Les nombreux scandales de ces dernières années (en particulier celui d’Enron) ont montré les risques énormes de la capitalisation qui dépend non seulement de l’intégrité des gestionnaires de fonds, mais aussi des hauts et des bas des marchés boursiers. Ce système a évidemment la faveur des néolibéraux et de tout le système financier qui aspirent à faire gonfler en permanence le volume des capitaux sur lesquels ils peuvent spéculer.
En Europe, le système de répartition reste largement majoritaire, et c’est sur lui que porte l’offensive néolibérale. Au nom de la progression de l’espérance de vie, il s’agit de faire croire que la solution à ses déficits ne peut être trouvée que par une combinaison de trois paramètres : report de l’âge du droit à la retraite (actuellement de 60 ans en France, contre 65 en Allemagne et au Royaume-Uni), augmentation du nombre d’années de cotisation, et baisse du taux des pensions par rapport au salaire médian (65,3 % en France contre 45,6 % au Royaume-Uni et 44,3 % en Irlande). Ils occultent délibérément un autre paramètre : l’élargissement de la base fiscale contribuant au financement de la protection sociale, et en particulier des retraites. La taxation de tous les revenus du capital au même niveau que celle des revenus du travail, sans parler de la lutte contre l’évasion fiscale ou la suppression des multiples mesures de faveur dont bénéficient les entreprises et catégories privilégiées suffirait à mobiliser les ressources nécessaires.
Comble de cynisme : les gouvernements utilisent l’argument de l’augmentation des déficits publics - occasionnée par une crise dont le secteur financier est le seul responsable - pour affoler les populations quant à l’avenir du financement des retraites. Il s’agit d’utiliser une situation conjoncturelle pour poursuivre une politique structurelle : en France, par exemple, la chute de 8,8 % en 30 ans de la part des salaires dans la richesse nationale, et l’augmentation, entre 1982 et 2007, de 3,2 % à 8,5 % de la part des dividendes dans le produit intérieur brut.

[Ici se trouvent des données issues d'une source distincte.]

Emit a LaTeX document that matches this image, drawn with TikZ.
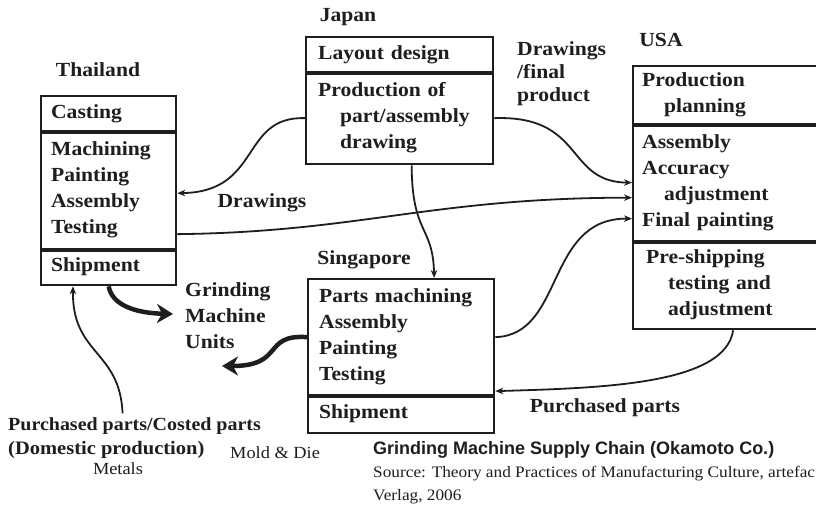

Les salariés sont ainsi enfermés dans un choix entre trois modalités qui leur seraient préjudiciables, alors qu’il en existe une quatrième qui leur serait favorable. Cette offensive du capital prend appui sur les politiques libre-échangistes de l’Union européenne qui, par la mise en concurrence des systèmes fiscaux et sociaux, conduisent à un alignement par le bas [1]. Derrière la question des retraites, il y a la « question européenne » qui reste un tabou pour les gouvernements, partis et syndicats, y compris pour ceux se réclamant des valeurs de la gauche.